Here’s some thoughts to guide our discussion on Monday evening:

  1. As we consider questions about the usefulness of technology in the classroom, how much should we plan activities that (we think) students will enjoy?  Boyle paints technology-driven teachers as if they’re watering down the true values of education by pandering to the masses; he writes, “The message was never really intended to be that these were better ways to educate; the message was that students would prefer to be educated this way” (624).  (As an aside, I think it’s interesting that churches often engage in essentially the same argument.)  Moxley, though, expressly values students’ comfort-zones, and the ways educational tools parallel popular social networking sites (4).  Also, I think one thing we need to consider is to what extent we can even predict student responses; after all, Mauriello, Pagnucci, and Winner describe ways that students often found different things troublesome or worthwhile than their instructors (414).
  2. I think when we’re talking about the economics of time in composition classes (i.e. what we should spend time on and what we shouldn’t), there’s an unavoidable aspect of other departments’ expectations that hover over our classrooms–however just or unjust that is.  Among our thousands of goals is the hope that students will head to other classes, and eventually to careers, better prepared to engage in the kinds of writing asked of them.  To what extent, then, do you think that teaching students how to use technology will or won’t help them in these other environments?  (Let’s be specific.  Will blog-writing help them elsewhere?  Wikis?  Blackboard?  HTML? WYSIWYG software?  PowerPoint?  Word?  Chatting?  Forum posting?)  How does Johnson-Eilola and Selber’s article fit into this?  In other words, in what ways can you imagine that their suggestion that we “[s]top encouraging students to produce ‘original’ texts all the time” (400) will help prepare students for other environments?

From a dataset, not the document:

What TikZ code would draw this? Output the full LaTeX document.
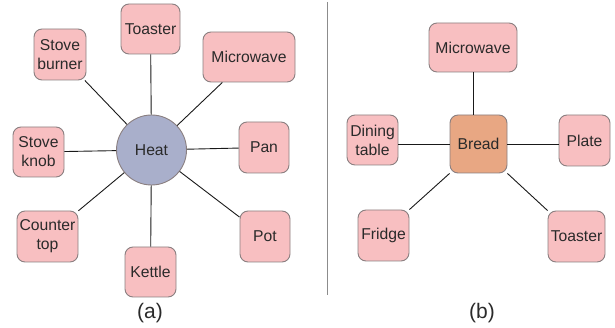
\documentclass[tikz,border=0pt]{standalone}
\usepackage{fontspec}
\setmainfont{Liberation Sans}
\definecolor{boxfill}{HTML}{F8BFC1}
\definecolor{boxline}{HTML}{8A7F80}
\definecolor{heatfill}{HTML}{A9AFCB}
\definecolor{breadfill}{HTML}{E8A783}
\definecolor{txt}{HTML}{2A2A2A}
\begin{document}
\begin{tikzpicture}[x=1pt,y=-1pt,
  every node/.style={font=\fontsize{15.7}{19}\selectfont, text=txt, inner sep=0pt, align=center},
  item/.style={draw=boxline, fill=boxfill, line width=0.9pt, rounded corners=8pt},
  hub/.style={draw=boxline, line width=0.9pt},
  link/.style={draw=black!90, line width=0.9pt},
  caption/.style={font=\fontsize{21}{24}\selectfont}]
\useasboundingbox (0,0) rectangle (615,328);

% (a) objects that give heat
\node[hub, circle, fill=heatfill, minimum size=70pt] (heat) at (151.5,150) {Heat};
\node[item, minimum width=59pt, minimum height=50pt] (toastA) at (150.5,29) {Toaster};
\node[item, minimum width=52pt, minimum height=51pt] (burner) at (60,54.5) {Stove\\burner};
\node[item, minimum width=92pt, minimum height=50pt] (microA) at (249,57) {Microwave};
\node[item, minimum width=51pt, minimum height=50pt] (knob) at (38.5,152) {Stove\\knob};
\node[item, minimum width=50pt, minimum height=51pt] (pan) at (264,147.5) {Pan};
\node[item, minimum width=61pt, minimum height=51pt] (counter) at (47.5,236.5) {Counter\\top};
\node[item, minimum width=50pt, minimum height=51pt] (pot) at (265,236.5) {Pot};
\node[item, minimum width=51pt, minimum height=50pt] (kettle) at (150.5,272) {Kettle};

\foreach \n in {toastA,burner,microA,knob,pan,counter,pot,kettle}
  \draw[link] (heat) -- (\n);

\node[caption] (capA) at (150,313) {(a)};

% divider
\draw[draw=black!45, line width=0.9pt] (327,2) -- (327,295);

% (b) objects related to bread
\node[hub, fill=breadfill, rounded corners=8pt, minimum width=57pt, minimum height=58pt] (bread) at (478.5,144) {Bread};
\node[item, minimum width=88pt, minimum height=49pt] (microB) at (473,47.5) {Microwave};
\node[item, minimum width=51pt, minimum height=50pt] (dining) at (372.5,140) {Dining\\table};
\node[item, minimum width=51pt, minimum height=51pt] (plate) at (584.5,140.5) {Plate};
\node[item, minimum width=51pt, minimum height=51pt] (fridge) at (383.5,235.5) {Fridge};
\node[item, minimum width=57pt, minimum height=51pt] (toastB) at (576.5,236.5) {Toaster};

\draw[link] (bread.north -| microB) -- (microB);
\draw[link] (bread) -- (dining.east |- bread);
\draw[link] (bread) -- (plate.west |- bread);
\draw[link] (bread.south west) -- (fridge.north east);
\draw[link] (bread.south east) -- (toastB.north west);

\node[caption] (capB) at (482,313) {(b)};
\end{tikzpicture}
\end{document}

  3. The three Computers and Composition pieces (if you count Moxley’s) all rely extensively on sources.  Moxley cites 30 references, Mauriello, Pagnucci, and Winner 18, and Johnson-Eilola and Selber a whopping 52.  But I notice that only rarely do these authors quote from these sources conversationally, engaging and grappling and disagreeing with their points.  Instead, they tend to quickly refer to references to buttress their points with the validity of established, existing arguments, as if to say, “See?  Others have written about this too.  You saw?  Okay; let’s move on.”  It’s the “standing on the shoulders of giants” approach, as opposed to the “I’m in a smoky room with Kenneth Burke and other scholars arguing about things” approach.  If we have time after we discuss questions 1 and 2 to pieces, I’m curious what everyone thinks about this model of citation, how it informs our teaching, and how technology does or does not affect the core ways we think about and teach citation standards.  I guess what I mean is that these essays’ citation style got me thinking about what’s expected of source-usage in a discourse community, and how revolutionary we ought to be, especially in light of the final article’s enjoinder that we teach students to create an “effect in context,” an “action,” not merely a “performance” (375).